▶ _EXERCISE REQUIREMENTS_:
Repeat every line of the data exactly, but not the pictures.

▶ _MATERIAL PROVIDED_:
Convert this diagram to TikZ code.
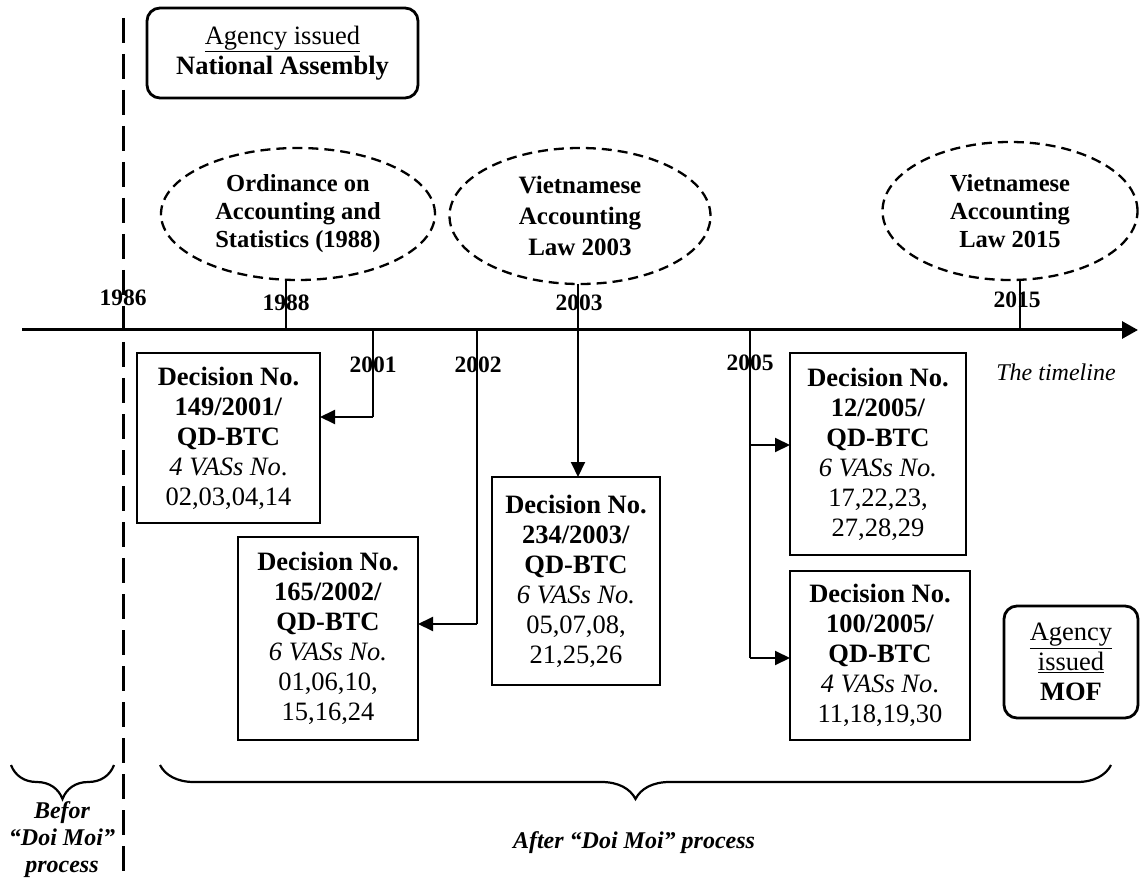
\documentclass[tikz,border=0pt]{standalone}
\usepackage{fontspec}
\setmainfont{Liberation Serif}
\usetikzlibrary{arrows.meta,shapes.geometric,decorations.pathreplacing}

\begin{document}
\begin{tikzpicture}[x=1pt,y=-1pt,
  every node/.style={inner sep=0pt, outer sep=0pt},
  txt/.style={font=\fontsize{26.5}{30}\selectfont, align=center},
  yr/.style={font=\fontsize{23.5}{27}\selectfont\bfseries},
  decbox/.style={draw, line width=1.6pt, txt},
  agency/.style={draw, line width=2.8pt, rounded corners=13pt,
    font=\fontsize{26.5}{30}\selectfont, align=center},
  event/.style={ellipse, draw, line width=2.3pt, dash pattern=on 10pt off 6pt,
    font=\fontsize{24.5}{28}\selectfont\bfseries, align=center},
  tick/.style={line width=1.3pt},
  stem/.style={line width=2pt},
  link/.style={line width=2pt, -{Triangle[length=15pt,width=14pt]}},
  brc/.style={decorate, decoration={brace, mirror, amplitude=34pt}, line width=2.2pt},
  era/.style={font=\fontsize{24}{27}\selectfont\bfseries\itshape, align=center}
]
\useasboundingbox (0,0) rectangle (1143,882);

% issuing agencies
\node[agency, minimum width=271pt, minimum height=90pt] (na) at (282.5,53)
  {\underline{Agency issued}\\\textbf{National Assembly}};
\node[agency, minimum width=134pt, minimum height=112pt] (mof) at (1071,662)
  {\underline{Agency}\\\underline{issued}\\\textbf{MOF}};

% laws passed by the National Assembly
\node[event, minimum width=274pt, minimum height=132pt] (e1988) at (298,214)
  {Ordinance on\\Accounting and\\Statistics (1988)};
\node[event, minimum width=261pt, minimum height=136pt,
  font=\fontsize{25}{31}\selectfont\bfseries] (e2003) at (580,216)
  {Vietnamese\\Accounting\\Law 2003};
\node[event, minimum width=255pt, minimum height=138pt] (e2015) at (1010,211)
  {Vietnamese\\Accounting\\Law 2015};

% decisions of the Ministry of Finance
\node[decbox, minimum width=183pt, minimum height=170pt] (b149) at (228.5,438)
  {\textbf{Decision No.}\\\textbf{149/2001/}\\\textbf{QD-BTC}\\\textit{4 VASs No}.\\02,03,04,14};
\node[decbox, minimum width=180pt, minimum height=203pt] (b165) at (328,638.5)
  {\textbf{Decision No.}\\\textbf{165/2002/}\\\textbf{QD-BTC}\\\textit{6 VASs No.}\\01,06,10,\\15,16,24};
\node[decbox, minimum width=168pt, minimum height=208pt] (b234) at (576,581)
  {\textbf{Decision No.}\\\textbf{234/2003/}\\\textbf{QD-BTC}\\\textit{6 VASs No.}\\05,07,08,\\21,25,26};
\node[decbox, minimum width=176pt, minimum height=202pt] (b12) at (878,454)
  {\textbf{Decision No.}\\\textbf{12/2005/}\\\textbf{QD-BTC}\\\textit{6 VASs No.}\\17,22,23,\\27,28,29};
\node[decbox, minimum width=180pt, minimum height=169pt] (b100) at (880,655.5)
  {\textbf{Decision No.}\\\textbf{100/2005/}\\\textbf{QD-BTC}\\\textit{4 VASs No}.\\11,18,19,30};

% the Doi Moi divider
\coordinate (dtop) at (123,18);
\coordinate (dbot) at (123,882);
\draw[line width=3pt, dash pattern=on 25pt off 11pt] (dtop) -- (dbot);

% the timeline and its years
\coordinate (tl0) at (22,330);
\coordinate (tl1) at (1138,330);
\draw[line width=3pt, -{Triangle[length=16pt,width=17pt]}] (tl0) -- (tl1);

\coordinate (t1988) at (286,330);
\coordinate (t2001) at (373,330);
\coordinate (t2002) at (477,330);
\coordinate (t2003) at (578,330);
\coordinate (t2005) at (750,330);
\coordinate (t2015) at (1020,330);

\draw[tick] (e1988.south -| t1988) -- (t1988);
\draw[tick] (e2003.south -| t2003) -- (t2003);
\draw[tick] (e2015.south -| t2015) -- (t2015);

\coordinate (k2001) at (373,417);
\coordinate (k2002) at (477,624);
\coordinate (j2005) at (750,445);
\coordinate (k2005) at (750,658);

\draw[stem] (t2001) -- (k2001);
\draw[link] (k2001) -- (k2001 -| b149.east);
\draw[stem] (t2002) -- (k2002);
\draw[link] (k2002) -- (k2002 -| b165.east);
\draw[link] (t2003) -- (t2003 |- b234.north);
\draw[stem] (t2005) -- (k2005);
\draw[link] (j2005) -- (j2005 -| b12.west);
\draw[link] (k2005) -- (k2005 -| b100.west);

\node[yr] (y1986) at (123,298) {1986};
\node[yr] (y1988) at (286,303) {1988};
\node[yr] (y2001) at (373,365) {2001};
\node[yr] (y2002) at (478,365) {2002};
\node[yr] (y2003) at (579,303) {2003};
\node[yr] (y2005) at (750,363) {2005};
\node[yr] (y2015) at (1017,300) {2015};

\node[font=\fontsize{24}{28}\selectfont\itshape] (tl) at (1056,372) {The timeline};

% periods
\coordinate (lb0) at (11,765);
\coordinate (lb1) at (114,765);
\coordinate (rb0) at (160,765);
\coordinate (rb1) at (1111,765);
\draw[brc] (lb0) -- (lb1);
\draw[brc] (rb0) -- (rb1);
\node[era] (before) at (62,840) {Befor\\``Doi Moi''\\process};
\node[era] (after) at (634,843) {After ``Doi Moi'' process};
\end{tikzpicture}
\end{document}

▶ _RIGHT ANSWER_:
Convert this diagram to TikZ code.
\documentclass[tikz,border=0pt]{standalone}
\usepackage{fontspec}
\setmainfont{Liberation Serif}
\usetikzlibrary{arrows.meta,shapes.geometric,decorations.pathreplacing}

\begin{document}
\begin{tikzpicture}[x=1pt,y=-1pt,
  every node/.style={inner sep=0pt, outer sep=0pt},
  txt/.style={font=\fontsize{26.5}{30}\selectfont, align=center},
  yr/.style={font=\fontsize{23.5}{27}\selectfont\bfseries},
  decbox/.style={draw, line width=1.6pt, txt},
  agency/.style={draw, line width=2.8pt, rounded corners=13pt,
    font=\fontsize{26.5}{30}\selectfont, align=center},
  event/.style={ellipse, draw, line width=2.3pt, dash pattern=on 10pt off 6pt,
    font=\fontsize{24.5}{28}\selectfont\bfseries, align=center},
  tick/.style={line width=1.3pt},
  stem/.style={line width=2pt},
  link/.style={line width=2pt, -{Triangle[length=15pt,width=14pt]}},
  brc/.style={decorate, decoration={brace, mirror, amplitude=34pt}, line width=2.2pt},
  era/.style={font=\fontsize{24}{27}\selectfont\bfseries\itshape, align=center}
]
\useasboundingbox (0,0) rectangle (1143,882);

% issuing agencies
\node[agency, minimum width=271pt, minimum height=90pt] (na) at (282.5,53)
  {\underline{Agency issued}\\\textbf{National Assembly}};
\node[agency, minimum width=134pt, minimum height=112pt] (mof) at (1071,662)
  {\underline{Agency}\\\underline{issued}\\\textbf{MOF}};

% laws passed by the National Assembly
\node[event, minimum width=274pt, minimum height=132pt] (e1988) at (298,214)
  {Ordinance on\\Accounting and\\Statistics (1988)};
\node[event, minimum width=261pt, minimum height=136pt,
  font=\fontsize{25}{31}\selectfont\bfseries] (e2003) at (580,216)
  {Vietnamese\\Accounting\\Law 2003};
\node[event, minimum width=255pt, minimum height=138pt] (e2015) at (1010,211)
  {Vietnamese\\Accounting\\Law 2015};

% decisions of the Ministry of Finance
\node[decbox, minimum width=183pt, minimum height=170pt] (b149) at (228.5,438)
  {\textbf{Decision No.}\\\textbf{149/2001/}\\\textbf{QD-BTC}\\\textit{4 VASs No}.\\02,03,04,14};
\node[decbox, minimum width=180pt, minimum height=203pt] (b165) at (328,638.5)
  {\textbf{Decision No.}\\\textbf{165/2002/}\\\textbf{QD-BTC}\\\textit{6 VASs No.}\\01,06,10,\\15,16,24};
\node[decbox, minimum width=168pt, minimum height=208pt] (b234) at (576,581)
  {\textbf{Decision No.}\\\textbf{234/2003/}\\\textbf{QD-BTC}\\\textit{6 VASs No.}\\05,07,08,\\21,25,26};
\node[decbox, minimum width=176pt, minimum height=202pt] (b12) at (878,454)
  {\textbf{Decision No.}\\\textbf{12/2005/}\\\textbf{QD-BTC}\\\textit{6 VASs No.}\\17,22,23,\\27,28,29};
\node[decbox, minimum width=180pt, minimum height=169pt] (b100) at (880,655.5)
  {\textbf{Decision No.}\\\textbf{100/2005/}\\\textbf{QD-BTC}\\\textit{4 VASs No}.\\11,18,19,30};

% the Doi Moi divider
\coordinate (dtop) at (123,18);
\coordinate (dbot) at (123,882);
\draw[line width=3pt, dash pattern=on 25pt off 11pt] (dtop) -- (dbot);

% the timeline and its years
\coordinate (tl0) at (22,330);
\coordinate (tl1) at (1138,330);
\draw[line width=3pt, -{Triangle[length=16pt,width=17pt]}] (tl0) -- (tl1);

\coordinate (t1988) at (286,330);
\coordinate (t2001) at (373,330);
\coordinate (t2002) at (477,330);
\coordinate (t2003) at (578,330);
\coordinate (t2005) at (750,330);
\coordinate (t2015) at (1020,330);

\draw[tick] (e1988.south -| t1988) -- (t1988);
\draw[tick] (e2003.south -| t2003) -- (t2003);
\draw[tick] (e2015.south -| t2015) -- (t2015);

\coordinate (k2001) at (373,417);
\coordinate (k2002) at (477,624);
\coordinate (j2005) at (750,445);
\coordinate (k2005) at (750,658);

\draw[stem] (t2001) -- (k2001);
\draw[link] (k2001) -- (k2001 -| b149.east);
\draw[stem] (t2002) -- (k2002);
\draw[link] (k2002) -- (k2002 -| b165.east);
\draw[link] (t2003) -- (t2003 |- b234.north);
\draw[stem] (t2005) -- (k2005);
\draw[link] (j2005) -- (j2005 -| b12.west);
\draw[link] (k2005) -- (k2005 -| b100.west);

\node[yr] (y1986) at (123,298) {1986};
\node[yr] (y1988) at (286,303) {1988};
\node[yr] (y2001) at (373,365) {2001};
\node[yr] (y2002) at (478,365) {2002};
\node[yr] (y2003) at (579,303) {2003};
\node[yr] (y2005) at (750,363) {2005};
\node[yr] (y2015) at (1017,300) {2015};

\node[font=\fontsize{24}{28}\selectfont\itshape] (tl) at (1056,372) {The timeline};

% periods
\coordinate (lb0) at (11,765);
\coordinate (lb1) at (114,765);
\coordinate (rb0) at (160,765);
\coordinate (rb1) at (1111,765);
\draw[brc] (lb0) -- (lb1);
\draw[brc] (rb0) -- (rb1);
\node[era] (before) at (62,840) {Befor\\``Doi Moi''\\process};
\node[era] (after) at (634,843) {After ``Doi Moi'' process};
\end{tikzpicture}
\end{document}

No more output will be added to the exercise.